I can mention forgetfulness and recognize what the word means, but how can I recognize the thing itself unless I remember it? I am not speaking of the sound of the word but of the thing which it signifies. If I had forgotten the thing itself, I should be utterly unable to recognize what the sound implied. When I remember memory, my memory is present to itself by its own power; but when I remember forgetfulness, two things are present, memory, by which I remember it, and forgetfulness, which is what I remember. Yet what is forgetfulness but the absence of memory? When it is present I cannot remember. Then how can it be present in such a way that I can remember it? . . . etc. (Book X.16)

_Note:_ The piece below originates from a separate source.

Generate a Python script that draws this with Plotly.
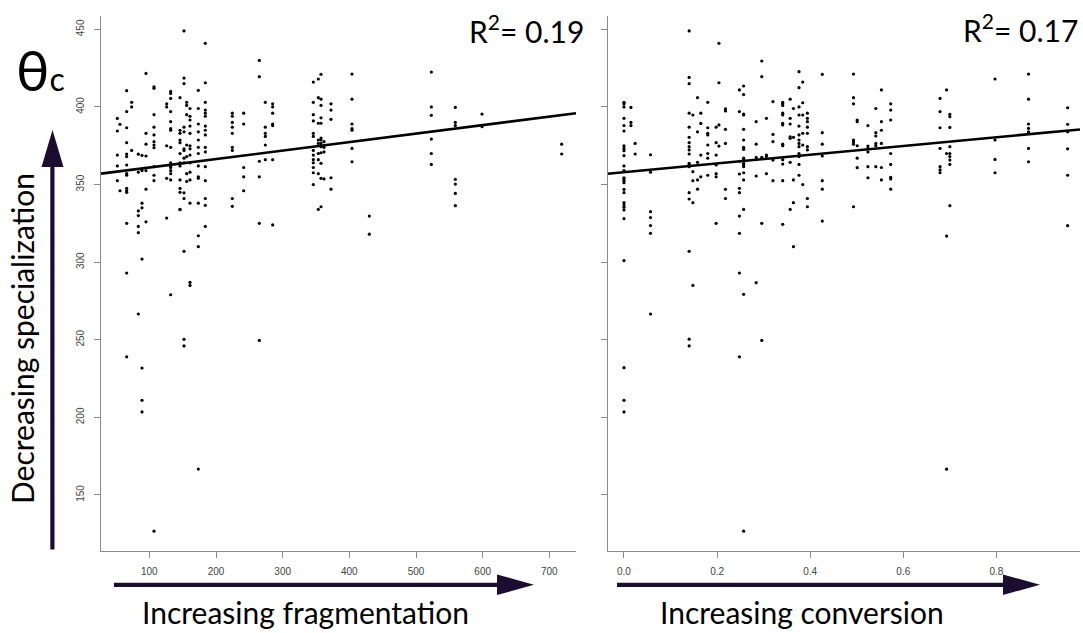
import plotly.graph_objects as go

W, H = 1083, 633

# ---------------- data ----------------
frag_cols = [52, 56, 66, 73.5, 83.5, 89, 95, 107, 126, 132, 146, 152, 156, 161,
             173.5, 184, 224.5, 241.5, 265, 274, 285, 346, 353.5, 357.5, 362,
             372.5, 404, 430, 523, 559, 599, 718.5]
frag_theta = [
    [392.6, 384.5, 369, 362, 352.5],
    [388.8, 346],
    [410.5, 397, 386.6, 377, 369.7, 368, 362.6, 357, 356, 347.5, 346, 345, 325, 293, 239],
    [403, 400, 372],
    [369.6, 358, 333, 330, 323, 319, 266.6],
    [368.8, 359, 338, 335, 302, 231.8, 211, 203.5],
    [421.6, 383, 376, 368.4, 359, 347, 326],
    [413, 412, 395, 387, 382, 377.6, 375.5, 373.7, 361.5, 356, 352.5, 126.7],
    [402, 400, 375, 354, 328.4],
    [410, 408.7, 405.5, 397, 390.5, 386, 385, 374, 364, 362, 361, 359, 357, 353, 279],
    [406, 385, 383, 378.7, 377, 370, 364, 362, 347.5, 353, 345, 334, 333.8],
    [449, 418.6, 415, 387, 384, 373, 372, 367, 364, 344.7, 341, 307, 250.3, 246],
    [403, 401, 395, 375.5, 368, 357, 352],
    [399, 394, 391.6, 387.7, 383, 375, 373, 369, 364, 358, 353, 338, 287, 285],
    [410.7, 399, 389, 384, 378.7, 374, 370, 362, 355, 354, 338, 317, 310, 166.7],
    [441, 415.6, 403, 398, 396, 394, 387.7, 385, 382, 374, 371, 361.5, 352.5, 341, 336.6, 323],
    [396, 394, 390, 387, 383, 374, 372, 341, 336],
    [396, 389, 361, 355, 346],
    [430, 419.5, 365, 355, 325, 249.6],
    [403, 387, 383, 381, 375.5, 366],
    [402, 400, 396, 389, 388, 366, 324],
    [416, 403, 395, 391, 383, 381, 372, 369, 366, 364, 361, 357.6, 350],
    [418, 406, 389.5, 378.7, 376.5, 370, 366, 357, 334],
    [421, 405, 401, 393, 389.5, 380, 378.7, 376.5, 374.4, 370.5, 363.7, 354, 335.7],
    [377.6, 374, 371, 353.6],
    [402, 398, 392, 354.4, 347],
    [421.2, 405, 389, 386, 385, 373.3, 364.7],
    [329.7, 318],
    [422.5, 400, 394.6, 379.3, 370, 363],
    [399.7, 390, 388, 353.4, 350.3, 344.3, 336.4],
    [395.4, 387.3],
    [376, 369.7],
]

conv_cols = [0.0, 0.015, 0.024, 0.057, 0.14, 0.148, 0.158, 0.165, 0.18, 0.198,
             0.204, 0.218, 0.248, 0.257, 0.284, 0.296, 0.306, 0.32, 0.341, 0.357,
             0.364, 0.376, 0.384, 0.394, 0.426, 0.493, 0.501, 0.524, 0.541, 0.553,
             0.573, 0.679, 0.693, 0.7, 0.797, 0.869, 0.953]
conv_theta = [
    [403, 402, 400, 392.7, 388, 384.5, 375, 373.3, 371.8, 368.6, 362, 359, 354.4, 353.6,
     352.5, 351.2, 346.9, 344.8, 338.3, 336.8, 335.3, 333.6, 328, 301, 232, 211, 203.5],
    [399.7, 390, 388],
    [376.5, 369.7],
    [369.2, 358, 332.5, 328.7, 323.6, 318.6, 266.6],
    [449, 419, 415, 396, 387, 380.4, 377, 374.4, 372.3, 369.7, 363.7, 362.6, 361.5,
     344.8, 340.7, 307, 250.4, 246],
    [394.8, 358.3, 352.5, 338.3, 285],
    [406, 384, 364.3, 353, 347],
    [396, 389.4, 369, 355],
    [403, 386.6, 383, 382, 375.5, 370, 367, 356],
    [387, 377, 369, 362.6, 357, 355, 325],
    [441, 415.6, 388.4, 374.8],
    [398.7, 397.4, 385.6, 376.5, 346.9, 341],
    [411, 397, 365, 356.8, 347.6, 344.8, 329.7, 318.6, 293, 239],
    [413.5, 408, 395.4, 394.8, 385.6, 378.7, 374, 372.7, 367, 365.8, 363.7, 362.6,
     361.5, 357.6, 353, 334, 279.3, 126.7],
    [390.5, 376, 367.5, 366.2, 355.5, 286.8],
    [429.6, 419.5, 367.5, 325, 249.6],
    [392.7, 369, 368, 357],
    [403.4, 382.3, 377.6, 365.8, 352.5],
    [403, 402, 401, 396, 394.8, 389.4, 388.4, 376, 375, 366, 363.2, 352.5, 324.4],
    [405, 392.7, 389, 380.8, 379.8, 364.3, 334],
    [399, 380.4, 353, 338.3, 310],
    [422.7, 412.4, 400, 394.8, 387.7, 382, 378.7, 376.5, 374.4, 370, 368, 363, 356],
    [416, 402.7, 394.8, 383, 375.5, 350],
    [396, 392.7, 390.5, 387, 383, 374.4, 372.3, 341, 335.7],
    [421, 383.4, 376, 368.4, 352.5, 347, 326.5],
    [421.2, 406, 402, 378.7, 377.6, 376, 335.7],
    [391.6, 390.5, 375, 367, 360.9],
    [388, 374.8, 373.3, 371, 361.5, 354.4],
    [399, 383.4, 381.3, 376.5, 375, 361.5],
    [411, 390.5, 385, 376.5, 361, 353],
    [402, 398, 391.6, 370, 363, 354.6, 353.6, 347],
    [405.5, 397, 386.6, 373.3, 361.5, 359.4, 357.6],
    [411, 370, 316.8, 166.6],
    [395.2, 393.7, 386.8, 374.4, 370, 368, 365.8, 363, 336.4],
    [418, 378.7, 366.2, 357.6],
    [421.2, 405, 389, 386.2, 384, 373.3, 364.7],
    [399.5, 388.8, 384, 373, 356, 323.5],
]

# linear fits (intercept, slope) and R^2 labels
frag_fit = (355.5, 0.0547)
conv_fit = (358.0, 28.1)
frag_r2 = "0.19"
conv_r2 = "0.17"

frag_ticks = [100, 200, 300, 400, 500, 600, 700]
theta_ticks = [150, 200, 250, 300, 350, 400, 450]
conv_ticks = [0.0, 0.2, 0.4, 0.6, 0.8]

frag_range = [27.5, 740]
conv_range = [-0.0354, 0.9796]
theta_range = [113.9, 458.6]

# ---------------- figure ----------------
def flat(cols, vals):
    xs, ys = [], []
    for c, v in zip(cols, vals):
        for t in v:
            xs.append(c)
            ys.append(t)
    return xs, ys

fx, fy = flat(frag_cols, frag_theta)
cx, cy = flat(conv_cols, conv_theta)

fig = go.Figure()
dot = dict(color="black", size=3.2, line=dict(width=0))
fig.add_trace(go.Scatter(x=fx, y=fy, mode="markers", marker=dot, xaxis="x", yaxis="y"))
fig.add_trace(go.Scatter(x=cx, y=cy, mode="markers", marker=dot, xaxis="x2", yaxis="y2"))

fl = [frag_range[0], frag_range[1]]
fig.add_trace(go.Scatter(x=fl, y=[frag_fit[0] + frag_fit[1] * v for v in fl], mode="lines",
                         line=dict(color="black", width=2.6), xaxis="x", yaxis="y"))
cl = [conv_range[0], conv_range[1]]
fig.add_trace(go.Scatter(x=cl, y=[conv_fit[0] + conv_fit[1] * v for v in cl], mode="lines",
                         line=dict(color="black", width=2.6), xaxis="x2", yaxis="y2"))

def px(x):
    return x / W

def py(y):
    return 1 - y / H

axis_col = "#8a8a8a"
tickfont = dict(family="Liberation Sans, Arial, sans-serif", size=10, color="#444444")
common = dict(showgrid=False, zeroline=False, showline=True, linecolor=axis_col, linewidth=1,
              ticks="outside", ticklen=6, tickcolor=axis_col, tickwidth=1, tickfont=tickfont)

fig.update_layout(
    width=W, height=H, margin=dict(l=0, r=0, t=0, b=0),
    paper_bgcolor="white", plot_bgcolor="white", showlegend=False,
    xaxis=dict(domain=[px(101), px(576)], range=frag_range, tickvals=frag_ticks,
               anchor="y", ticklabelstandoff=5, **common),
    yaxis=dict(domain=[py(551), py(16)], range=theta_range, tickvals=theta_ticks,
               anchor="x", tickangle=-90, ticklabelstandoff=6, **common),
    xaxis2=dict(domain=[px(607.5), px(1080)], range=conv_range, tickvals=conv_ticks,
                tickformat=".1f", anchor="y2", ticklabelstandoff=5, **common),
    yaxis2=dict(domain=[py(551), py(16)], range=theta_range, tickvals=theta_ticks,
                anchor="x2", showticklabels=False, **common),
)

arrow_col = "#1c0c30"
shapes = []
def rect(x0, y0, x1, y1):
    shapes.append(dict(type="rect", xref="paper", yref="paper", x0=px(x0), x1=px(x1),
                       y0=py(y1), y1=py(y0), fillcolor=arrow_col, line=dict(width=0)))
def tri(pts):
    d = "M " + " L ".join(f"{px(a):.5f},{py(b):.5f}" for a, b in pts) + " Z"
    shapes.append(dict(type="path", xref="paper", yref="paper", path=d,
                       fillcolor=arrow_col, line=dict(width=0)))

rect(50.3, 164, 54.5, 549.5)
tri([(41.5, 167), (63.5, 167), (52.5, 130)])
rect(114, 582.8, 499, 587)
tri([(497, 574.5), (497, 595), (534, 584.8)])
rect(617, 582.8, 1005, 587)
tri([(1003, 574.5), (1003, 595), (1040, 584.8)])
fig.update_layout(shapes=shapes)

lab_font = dict(family="Lato, Open Sans, sans-serif", size=30, color="black")
ann = []
ann.append(dict(x=px(22), y=py(339), text="Decreasing specialization", textangle=-90,
                showarrow=False, xanchor="center", yanchor="middle", font=lab_font))
ann.append(dict(x=px(305), y=py(612), text="Increasing fragmentation",
                showarrow=False, xanchor="center", yanchor="middle", font=lab_font))
ann.append(dict(x=px(802), y=py(612), text="Increasing conversion",
                showarrow=False, xanchor="center", yanchor="middle", font=lab_font))
ann.append(dict(x=px(586), y=py(29), text="R<sup>2</sup>= " + frag_r2,
                showarrow=False, xanchor="right", yanchor="middle", font=lab_font))
ann.append(dict(x=px(1080), y=py(28), text="R<sup>2</sup>= " + conv_r2,
                showarrow=False, xanchor="right", yanchor="middle", font=lab_font))
ann.append(dict(x=px(14), y=py(70), text="θ<span style='font-size:32px'>c</span>",
                showarrow=False, xanchor="left", yanchor="middle",
                font=dict(family="Lato, Open Sans, sans-serif", size=56, color="black")))
for a in ann:
    a["xref"] = "paper"
    a["yref"] = "paper"
fig.update_layout(annotations=ann)

fig.write_html("out.html", config={"displayModeBar": False},
               post_script="document.body.style.margin='0';document.body.style.overflow='hidden';")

The anxiety expressed by the self-interrogation is similar to that of both Wittgenstein and Saussure (and of course the Confessions were a favorite text of Wittgenstein). Book XI contains a parallel questioning of the nature of time, in particular of duration vs. present time. How does time exist? How do past and future exist if time can only be measured in passing? His conclusion is that they exist by being present through words. The past is present through words grounded in memory; and when we "foresee" the future we are actually seeing present signs of future events. The three times then might be described as: 1) a present of past things, 2) a present of present things, and 3) a present of future things. He concludes, "Some such different times do exist in the mind, but nowhere else that I can see. . . It is in my own mind then that I measure time. I must not allow my mind to insist that time is something objective." This may derive from Plato's notion of time in the Timaeus or a neo-Platonic version of same. Plato states, "For we say of time that it was and shall be, but on a true reckoning we should only say is, reserving was and shall be for the process of change in time . . ." Both memory and time, then, are grounded in the present and its language. Events recalled are present acts, are events in language but in a language which by its nature resists the activity of revelation and naming even as it is spoken. The present, the presence of the speaker, both is and is not, and finally Augustine laments, "If only men's minds could be seized and held still." Augustine investigates both the subject-object relationship in discourse and the structural relationships that constitute the linguistic sign in order to reveal what he is doing, to confess the nature of his activity. It is also to confess the identity of self as memory, a "storehouse of the images of material things." And finally it is to confess the mediated and mediational character of all speech. Memory has no memory of the Logos and no being of its own. The relationship between signifier and signified must be reconstituted at each moment of the act of telling, in a constant state of uncertainty. From one point of view this is in fact Augustine's confession--that of the concealedness of language, even that of confessional revelation.